4 / Il n’empêche qu’il sera difficile à l’administration Trump de concilier ses différents objectifs, qui ne sont pas tous compatibles entre eux et surtout pas toujours compatibles avec ceux des alliés de Washington dans la région :
– Les pays du Golfe veulent certes préserver leur partenariat stratégique avec les États-Unis – notamment dans le domaine sécuritaire – mais ils entendent en même temps poursuivre leur politique de diversification de leurs partenaires dans le monde : la Chine, les BRICS, l’Organisation de Shangaï etc ;
– Le Qatar abrite certes la plus grande base américaine dans la région, mais n’a pas l’intention pour autant de renoncer à son soutien à la cause palestinienne et à sa politique de médiation tous azimuts ;
– Netanyahou souhaite apparemment entraîner les Américains dans des opérations militaires contre les capacités nucléaires iraniennes, mais les États-Unis ne veulent a priori pas intervenir directement – après l’échec de leurs engagements en Afghanistan et en Irak – dans de nouveaux conflits au Moyen Orient.
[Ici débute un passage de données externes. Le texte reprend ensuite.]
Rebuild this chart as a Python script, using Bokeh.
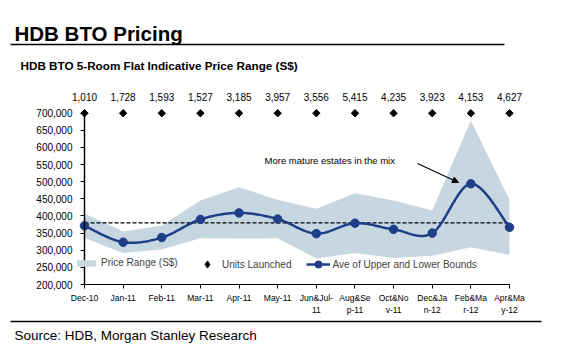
import numpy as np
from bokeh.plotting import figure
from bokeh.models import (Range1d, FixedTicker, NumeralTickFormatter, Legend,
                          LegendItem, Label, LabelSet, Arrow, NormalHead, ColumnDataSource)
from bokeh.core.properties import value
from bokeh.embed import file_html
from bokeh.resources import INLINE

# ---------------- data ----------------
categories = ["Dec-10", "Jan-11", "Feb-11", "Mar-11", "Apr-11", "May-11",
              "Jun&Jul-\n11", "Aug&Se\np-11", "Oct&No\nv-11", "Dec&Ja\nn-12",
              "Feb&Ma\nr-12", "Apr&Ma\ny-12"]
upper_bound = [407000, 355000, 372000, 445000, 484000, 447000,
               421000, 466000, 445000, 416000, 679000, 447000]
lower_bound = [336000, 292000, 302000, 335000, 334000, 335000,
               276000, 292000, 277000, 284000, 309000, 287000]
units_launched = [1010, 1728, 1593, 1527, 3185, 3957, 3556, 5415, 4235, 3923, 4153, 4627]
reference_level = 380000
y_ticks = [200000, 250000, 300000, 350000, 400000, 450000, 500000, 550000, 600000, 650000, 700000]

FONT = "Liberation Sans"
NARROW = "'Liberation Sans Narrow', 'Liberation Sans', Arial, sans-serif"
BAND = "#C6D7E2"
NAVY = "#1F3E88"

# ---------------- layout geometry (page px) ----------------
W, H = 561, 345
AX_LEFT, AX_RIGHT = 84.0, 509.0        # x px of first / last category
AX_BOTTOM, AX_TOP = 284.0, 112.7       # y px of 200,000 / 700,000
n = len(categories)
ppu_x = (AX_RIGHT - AX_LEFT) / (n - 1)
ppu_y = (AX_BOTTOM - AX_TOP) / (y_ticks[-1] - y_ticks[0])
x_lo = 0 - AX_LEFT / ppu_x
x_hi = (n - 1) + (W - AX_RIGHT) / ppu_x
y_lo = y_ticks[0] - (H - AX_BOTTOM) / ppu_y
y_hi = y_ticks[-1] + AX_TOP / ppu_y

idx = np.arange(n, dtype=float)
upper = np.array(upper_bound, dtype=float)
lower = np.array(lower_bound, dtype=float)
avg = (upper + lower) / 2.0

# Excel-like smoothed line (Bezier with 1/6 control points)
def smooth(xs, ys, k=30):
    px = np.concatenate([[xs[0]], xs, [xs[-1]]])
    py = np.concatenate([[ys[0]], ys, [ys[-1]]])
    ox, oy = [], []
    for i in range(1, len(px) - 2):
        p0x, p1x, p2x, p3x = px[i - 1], px[i], px[i + 1], px[i + 2]
        p0y, p1y, p2y, p3y = py[i - 1], py[i], py[i + 1], py[i + 2]
        c1x, c1y = p1x + (p2x - p0x) / 6, p1y + (p2y - p0y) / 6
        c2x, c2y = p2x - (p3x - p1x) / 6, p2y - (p3y - p1y) / 6
        t = np.linspace(0, 1, k, endpoint=(i == len(px) - 3))
        b0, b1, b2, b3 = (1 - t) ** 3, 3 * (1 - t) ** 2 * t, 3 * (1 - t) * t ** 2, t ** 3
        ox.extend(b0 * p1x + b1 * c1x + b2 * c2x + b3 * p2x)
        oy.extend(b0 * p1y + b1 * c1y + b2 * c2y + b3 * p2y)
    return ox, oy

sx, sy = smooth(idx, avg)

p = figure(width=W, height=H, x_range=Range1d(x_lo, x_hi), y_range=Range1d(y_lo, y_hi),
           output_backend="svg", toolbar_location=None, min_border=0)
p.grid.visible = False
p.outline_line_color = None
p.background_fill_color = "white"
p.border_fill_color = "white"

band = p.varea(x=idx, y1=lower, y2=upper, fill_color=BAND)
p.segment(x0=[idx[0]], y0=[reference_level], x1=[idx[-1]], y1=[reference_level],
          line_color="black", line_width=1.2, line_dash="4 2")
line = p.line(sx, sy, line_color=NAVY, line_width=2.5)
dots = p.scatter(idx, avg, size=8.5, marker="circle", fill_color=NAVY, line_color=NAVY)

# y axis rule (value axis spans the tick range)
p.segment(x0=[idx[0]], y0=[y_ticks[0]], x1=[idx[0]], y1=[y_ticks[-1]],
          line_color="black", line_width=1.3)

units_y = [y_ticks[-1]] * n
p.scatter(idx, units_y, marker="square", angle=np.pi / 4, size=5.2,
          fill_color="black", line_color="black")
# legend swatch for the units series (drawn only in the legend)
diam_key = p.scatter(idx, units_y, marker="diamond", size=8, fill_color="black",
                     line_color="black", visible=False)
src = ColumnDataSource(dict(x=idx, y=units_y, t=[f"{u:,}" for u in units_launched]))
p.add_layout(LabelSet(x="x", y="y", text="t", source=src, y_offset=16,
                      text_font=value(FONT), text_font_size="10px", text_align="center",
                      text_baseline="middle", text_color="black"))

p.add_layout(Label(x=4.66, y=562000, text="More mature estates in the mix",
                   text_font=FONT, text_font_size="9.5px", text_baseline="middle",
                   text_color="black"))
p.add_layout(Arrow(end=NormalHead(size=6, fill_color="black", line_color="black"),
                   x_start=8.62, y_start=553000, x_end=9.68, y_end=498000,
                   line_color="black", line_width=1.1))

# axes (fixed inside the full-page frame)
ya = p.yaxis[0]
ya.fixed_location = idx[0]
ya.ticker = FixedTicker(ticks=y_ticks)
ya.formatter = NumeralTickFormatter(format="0,0")
ya.bounds = (y_ticks[0], y_ticks[-1])
ya.major_tick_out = 4
ya.major_tick_in = 0
ya.minor_tick_line_color = None
ya.major_label_standoff = 8
ya.major_label_text_font = FONT
ya.major_label_text_font_size = "10px"
ya.major_label_text_color = "black"
ya.axis_line_color = "black"
ya.axis_line_width = 1.2

xa = p.xaxis[0]
xa.fixed_location = y_ticks[0]
xa.ticker = FixedTicker(ticks=list(idx))
xa.bounds = (idx[0], idx[-1])
xa.major_label_overrides = {float(i): c for i, c in zip(idx, categories)}
xa.major_label_overrides.update({int(i): c for i, c in zip(idx, categories)})
xa.major_tick_out = 4
xa.major_tick_in = 0
xa.minor_tick_line_color = None
xa.major_label_standoff = 4
xa.major_label_text_font = NARROW
xa.major_label_text_font_size = "8.5px"
xa.major_label_text_color = "black"
xa.axis_line_color = "black"
xa.axis_line_width = 1.2

# legends (screen px from the bottom-left of the page)
leg_a = Legend(items=[LegendItem(label="Price Range (S$)", renderers=[band])],
               location=(74, H - 268), orientation="horizontal", glyph_width=24, glyph_height=8,
               label_height=8, label_standoff=3, padding=0, margin=0, spacing=14,
               border_line_alpha=0, background_fill_alpha=0,
               label_text_font=FONT, label_text_font_size="10px")
leg_b = Legend(items=[LegendItem(label="Units Launched", renderers=[diam_key]),
                      LegendItem(label="Ave of Upper and Lower Bounds", renderers=[line, dots])],
               location=(195, H - 273), orientation="horizontal", glyph_width=24, glyph_height=18,
               label_height=18, label_standoff=3, padding=0, margin=0, spacing=14,
               border_line_alpha=0, background_fill_alpha=0, inactive_fill_alpha=0,
               label_text_font=FONT, label_text_font_size="10px")
p.add_layout(leg_a)
p.add_layout(leg_b)

# header / footer (page decorations, screen px)
def sc(ay):
    return H - ay

p.add_layout(Label(x=14, y=sc(33), x_units="screen", y_units="screen",
                   text="HDB BTO Pricing", text_font=FONT, text_font_style="bold",
                   text_font_size="20.5px", text_baseline="alphabetic", text_color="black"))
p.add_layout(Label(x=20, y=sc(64.5), x_units="screen", y_units="screen",
                   text="HDB BTO 5-Room Flat Indicative Price Range (S$)", text_font=FONT,
                   text_font_style="bold", text_font_size="11.7px",
                   text_baseline="alphabetic", text_color="black"))
p.add_layout(Label(x=14, y=sc(335), x_units="screen", y_units="screen",
                   text="Source: HDB, Morgan Stanley Research", text_font=FONT,
                   text_font_size="13.5px", text_baseline="alphabetic", text_color="black"))
p.add_layout(Arrow(end=None, x_start=10, y_start=sc(44), x_end=504, y_end=sc(44),
                   start_units="screen", end_units="screen", line_color="black", line_width=1.5))
p.add_layout(Arrow(end=None, x_start=10, y_start=sc(321), x_end=541, y_end=sc(321),
                   start_units="screen", end_units="screen", line_color="black", line_width=1.3))

open("out.html", "w").write(file_html(p, INLINE))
Il est donc possible que le président Trump privilégiera la politique des « deals » dont il se veut être l’expert, mais la question de la compatibilité entre ses objectifs et ceux de ses alliés demeure une question ouverte. Il sera en particulier intéressant de voir s’il sera en mesure – contrairement au président Biden – de faire les pressions nécessaires sur Israël pour éviter un embrasement au Moyen Orient et favoriser un règlement durable tant de la question palestinienne que de la relation avec l’Iran, ce que souhaitent en réalité les pays du Golfe et les autres pays de la région.